His company has been kept busy working on existing systems as more utilities have cut their full-time maintenance crews and turned over the work to firms like Quanta.

Even when utilities go foward with power lines, it doesn't solve the problem overnight.

"It's going to take an extraordinary amount of time because of the process of permitting and gaining right of ways," he said.

There are plans on the books to build about 7,000 miles of high-voltage lines. The North American Electric Reliability Council said the system will be expanded to 208,221 miles of line by the end of 2008, up from 201,243 miles in early 1999.
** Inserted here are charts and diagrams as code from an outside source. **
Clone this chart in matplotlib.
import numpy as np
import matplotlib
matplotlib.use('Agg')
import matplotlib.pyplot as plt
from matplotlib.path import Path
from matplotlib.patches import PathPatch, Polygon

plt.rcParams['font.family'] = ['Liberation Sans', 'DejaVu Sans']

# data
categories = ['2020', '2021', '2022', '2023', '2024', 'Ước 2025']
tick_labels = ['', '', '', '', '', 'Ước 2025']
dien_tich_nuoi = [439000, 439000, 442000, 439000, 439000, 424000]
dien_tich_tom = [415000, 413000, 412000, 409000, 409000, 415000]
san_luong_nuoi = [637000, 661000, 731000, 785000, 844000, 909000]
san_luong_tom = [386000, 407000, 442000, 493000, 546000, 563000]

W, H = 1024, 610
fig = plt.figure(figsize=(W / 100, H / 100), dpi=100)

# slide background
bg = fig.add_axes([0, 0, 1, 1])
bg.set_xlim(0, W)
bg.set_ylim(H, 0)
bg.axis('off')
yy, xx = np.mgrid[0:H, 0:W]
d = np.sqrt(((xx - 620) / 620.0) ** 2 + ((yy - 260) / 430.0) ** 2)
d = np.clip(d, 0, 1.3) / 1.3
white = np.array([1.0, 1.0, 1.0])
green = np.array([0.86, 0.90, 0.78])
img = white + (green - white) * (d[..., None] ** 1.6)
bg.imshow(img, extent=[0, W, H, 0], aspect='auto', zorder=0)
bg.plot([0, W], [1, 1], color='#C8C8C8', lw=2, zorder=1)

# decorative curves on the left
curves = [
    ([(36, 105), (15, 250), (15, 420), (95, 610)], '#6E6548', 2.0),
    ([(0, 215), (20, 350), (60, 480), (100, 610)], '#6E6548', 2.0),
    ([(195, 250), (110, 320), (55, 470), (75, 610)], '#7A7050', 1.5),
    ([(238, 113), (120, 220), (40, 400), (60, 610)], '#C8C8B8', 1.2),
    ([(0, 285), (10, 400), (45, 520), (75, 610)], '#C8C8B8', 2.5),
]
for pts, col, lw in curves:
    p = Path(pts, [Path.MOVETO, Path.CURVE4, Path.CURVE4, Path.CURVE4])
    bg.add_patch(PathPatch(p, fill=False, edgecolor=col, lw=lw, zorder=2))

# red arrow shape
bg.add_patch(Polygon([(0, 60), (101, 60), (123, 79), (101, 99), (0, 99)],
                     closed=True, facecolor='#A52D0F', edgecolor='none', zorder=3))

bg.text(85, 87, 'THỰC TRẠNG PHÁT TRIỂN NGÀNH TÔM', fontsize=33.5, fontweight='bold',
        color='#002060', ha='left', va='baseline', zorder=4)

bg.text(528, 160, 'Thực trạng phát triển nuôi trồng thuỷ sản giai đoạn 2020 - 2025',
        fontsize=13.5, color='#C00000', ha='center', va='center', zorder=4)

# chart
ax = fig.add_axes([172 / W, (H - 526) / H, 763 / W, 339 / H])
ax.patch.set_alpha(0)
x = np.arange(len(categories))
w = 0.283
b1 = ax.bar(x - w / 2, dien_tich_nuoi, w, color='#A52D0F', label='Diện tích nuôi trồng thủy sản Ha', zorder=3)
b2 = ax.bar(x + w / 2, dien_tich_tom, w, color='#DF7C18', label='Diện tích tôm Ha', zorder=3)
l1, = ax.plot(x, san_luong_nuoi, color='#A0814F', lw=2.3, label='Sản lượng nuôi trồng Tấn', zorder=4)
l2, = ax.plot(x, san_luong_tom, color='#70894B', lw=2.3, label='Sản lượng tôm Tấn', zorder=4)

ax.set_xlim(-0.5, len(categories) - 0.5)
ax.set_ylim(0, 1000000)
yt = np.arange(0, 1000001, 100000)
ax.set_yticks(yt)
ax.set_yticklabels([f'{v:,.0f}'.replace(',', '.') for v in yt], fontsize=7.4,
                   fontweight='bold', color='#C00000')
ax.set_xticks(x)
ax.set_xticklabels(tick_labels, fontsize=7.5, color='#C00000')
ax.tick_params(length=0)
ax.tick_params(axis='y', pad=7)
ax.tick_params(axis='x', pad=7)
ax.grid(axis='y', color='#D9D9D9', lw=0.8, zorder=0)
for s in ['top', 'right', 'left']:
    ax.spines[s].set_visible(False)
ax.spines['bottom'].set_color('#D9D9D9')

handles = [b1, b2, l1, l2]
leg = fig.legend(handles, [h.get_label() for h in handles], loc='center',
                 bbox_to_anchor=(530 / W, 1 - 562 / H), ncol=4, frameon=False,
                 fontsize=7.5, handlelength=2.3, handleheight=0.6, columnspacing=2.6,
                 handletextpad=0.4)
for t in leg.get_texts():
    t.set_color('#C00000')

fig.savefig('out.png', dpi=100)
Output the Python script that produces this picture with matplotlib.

In a move to add power this summer, the Federal Energy Regulatory Commission is taking steps to allow non-utility companies that have their own generation facilities to sell excess power during peak periods.

Makovich said there are plans to build plants that can generate 240,000 megawatts of power in the United States over the next four years -- more than half of all new power plants in the world. The first wave of that new power will be coming onto the market this summer, he said.

Texas has more plants under construction than any other state -- about 12,000 megawatts worth. To get an idea of how much power that represents, consider the fact that Reliant Energy HL&P, the state's second-largest electric utility, has about 13,000 megawatts of total generating capacity.

Electricity use in the United States was up 4 percent this year through May, according to the Energy Information Administration, the research arm of the U.S. Department of Energy.

In the short-term energy outlook that it issued in June, the agency said "major concerns for utilities are the possibility of severely spiking power prices and transmission equipment failure during hot spells."

http://www.chron.com/content/story.html/business/593106

-- Martin Thompson (mthom1927@aol.com), July 02, 2000

Answers

I guess people (and businesses) might find a use for those Y2K generators and other preparations.